Pouco depois sentiu vontade de urinar. Levantou-se e, com cuidado para não fazer ruído, foi para o banheiro, à sua esquerda, a três passos da cama. Ficou sentado no vaso, para continuar olhando para a mulher, cujo corpo conseguia distinguir, graças a um pouco da iluminação vinda da rua através da porta aberta do pequeno terraço, à direita da cama. Quando terminou de urinar, decidiu deixar o quarto. Palmilhou-o silenciosamente, tendo a mesma cautela ao abrir a porta. Ao passar pela porta do quarto das crianças, ouviu o ressonar de uma delas. Na sala de visitas, dirigiu-se à janela e abriu-a. Uma aragem invadiu a sala, tocando-lhe o rosto, e ele sentiu um inesperado prazer, como se recebesse a carícia de uma mulher. Lá em baixo a rua estava silenciosa e deserta, tão diferente das horas do dia.

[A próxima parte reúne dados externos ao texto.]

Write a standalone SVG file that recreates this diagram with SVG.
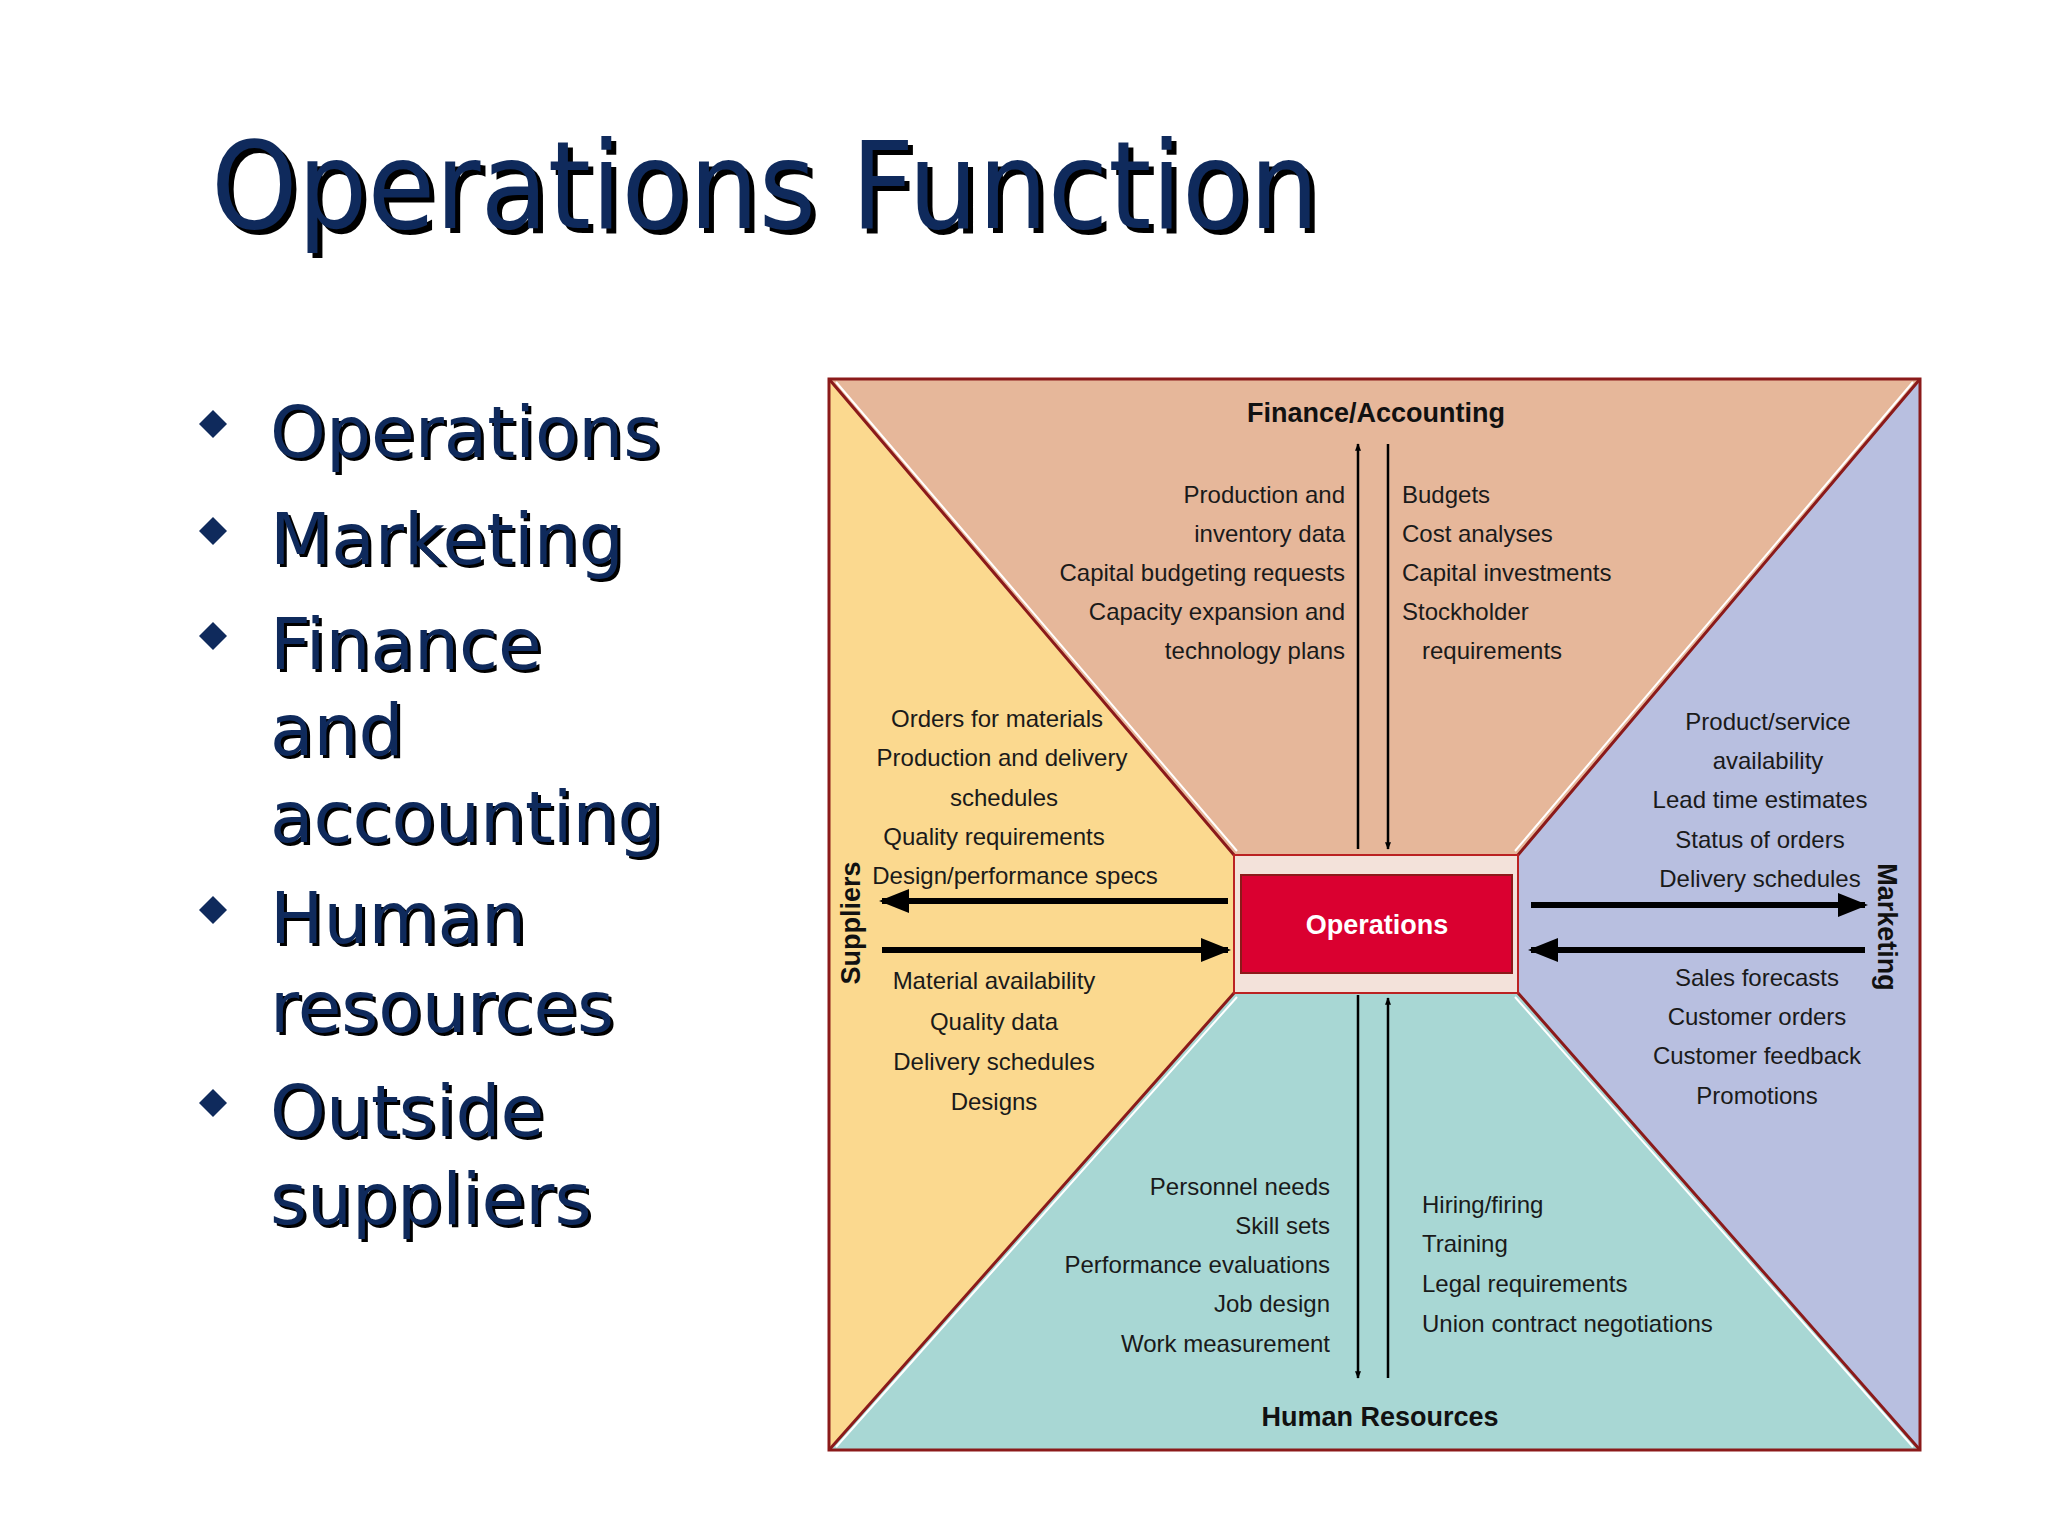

A pergunta da mulher voltou a assediá-lo. "E se eu gostasse de trepar com ele, o que é que você fazia?" Não entendia a razão de conferir um valor real àquelas palavras (ao ponto de lhe roubarem o sono) , se fora ele que as criara para a mulher dizê-las. Como outras sem conta, ao longo do casamento. (Desde os primeiros dias de casados, acostumara a mulher a falar certas coisas durante o ato sexual. Isso o deixava excitado.)
Mas, na verdade, fora o procedimento da mulher naquela noite que o perturbava. Ela fizera a pergunta, como ele ordenara, ele não disse nada, e foi aí que acontecera o inesperado: ela repetiu a pergunta, com uma pequena variação: "Hem, e se eu gostasse da pinta dele, o que é que você fazia?" A pergunta era a mesma. Mas estranhou que ela a repetisse, parecendo-lhe demonstrar um interesse incomum, e ficou com a sensação de que o seu silêncio (também um fato inédito nos jogos entre eles) tenha-a levado à desconfiança de que ele não estava simulando naquele momento; e sendo assim, ela quisesse saber como ele reagiria a uma situação real e não apenas imaginada para tornar mais excitante o ato sexual. Pensou em perguntar, na hora e depois de terminarem, a razão daquela segunda pergunta, mas acabou desistindo.
E agora estava ali insone na madrugada longa, olhando a rua, pela qual passava um carro em marcha lenta, como se o motorista não quisesse ferir o silêncio da hora. Quis consultar o relógio, esquecendo que o deixara no quarto. Sabia que não era muito tarde, mas que o sono já não viria sem a ação de um medicamento.
Ao ir pegar o remédio no armário do banheiro, encontrou a mulher saindo de lá. Tinha vestido uma blusa, talvez para se proteger do vento nas costas. "Perdeu o sono, bem?" Ele disse que sim e que ia tomar um sonífero e ver um pouco de televisão. Quando ainda estava no banheiro, ouviu-a soltar um longo bocejo.
Dia seguinte, como de praxe, ele saiu com a mulher e os dois filhos. Deixou primeiro os filhos na escola, depois a mulher no trabalho. Se beijaram, disseram tchau, a mulher saiu do carro, ele ficou observando-a retirar-se. Ao passar por um homem, este se virou e pôs-se a olhar para ela. Lá do carro ele não despregou os olhos do estranho, que só retomou a caminhada quando ela entrou num prédio. Ligou o carro e foi embora.